As the film progresses, it becomes clear that every character except for Michael has the voice of actor Tom Noonan and all have identical faces, whether they are male or female.  While Michael's speech to the conference emphasizes treating customers as individuals, he himself is incapable of seeing people that way.  The only person that looks and sounds different to him is Lisa, voiced by Jennifer Jason Leigh, who is there for the conference and is damaged in her own way.

Lisa has a scarred face and crippling self esteem problems.  When Michael invites her to his room, she assumes that he would be happier with her friend.  After spending the night together, Michael wants to run away with her.  Her life is so empty that she agrees, but when they breakfast together, Michael finds flaws in her and her voice transforms into the the generic voice all the other characters have.  Michael can't accept people as they are, which is why all his relationships end with him unhappy and isolated.

At the end of the film, Michael returns home to his wife, child and a house full of guests, but the final image of Michael is him staring at a mechanical doll, unable to relate to any of the people around him.  By contrast, Lisa seems grateful for the attention she received and seems renewed by the tryst.

While this film looks like it could have been done in live action, stop motion is used to distance the characters from reality enough to make the audience aware of the difference.  The puppets are about five heads high, proportioned with slightly larger heads than real people.  There is no attempt to hide the seams on their faces that separate the parts that are replaced frame by frame. 

The animation successfully communicates the characters' emotional states.  That's what animation is supposed to do.  The facial and hand movements are subtle.  Michael and Lisa are individualized through their movement.  The acting avoids animation clichés and grounds the characters in understandable human emotions.

The direction, cinematography and art direction are impressive.

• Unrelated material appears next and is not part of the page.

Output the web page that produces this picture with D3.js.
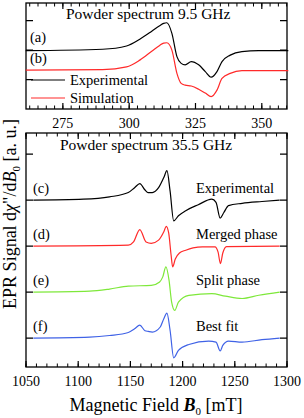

Michael's hotel room and the corridor outside it successfully capture the generic look familiar to anyone who has stayed in a North American hotel.  The lighting of the characters and sets is exceptional.  While lighting in cgi has advanced tremendously, it still can't match the beauty of live action lighting.  The camera moves are fluid and generally unobtrusive until they need to add emphasis.  The sound effects bolster the reality of the world that the puppets move through.

For all of this film's accomplishments, it's difficult to do a story about a character who can't change and who ends up where he began.  The audience learns more about the character over the course of the film, but as the character is not very appealing, it's hard to engage with him.  The central character, while fully realized, is the film's weakest point.

While I don't care about the Academy Awards, this film and Inside Out are both nominated in the Best Animated Feature category and I suspect that one of them will win.   They are opposite in many respects.  One is cold and the other is warm.  This film is tightly structured while Inside Out is a bit of a mess.  I suspect that the Academy will go with the feel-good film, but there is no question that Anomalisa, in spite of its coldness, has taken animation in a new direction in terms of subject matter and technique.  It presents possibilities, something that Pixar hasn't done in years.  While I can't say I enjoyed watching this film, I'm glad that I saw it and glad that it exists.  Anomalisa is a direction worth pursuing.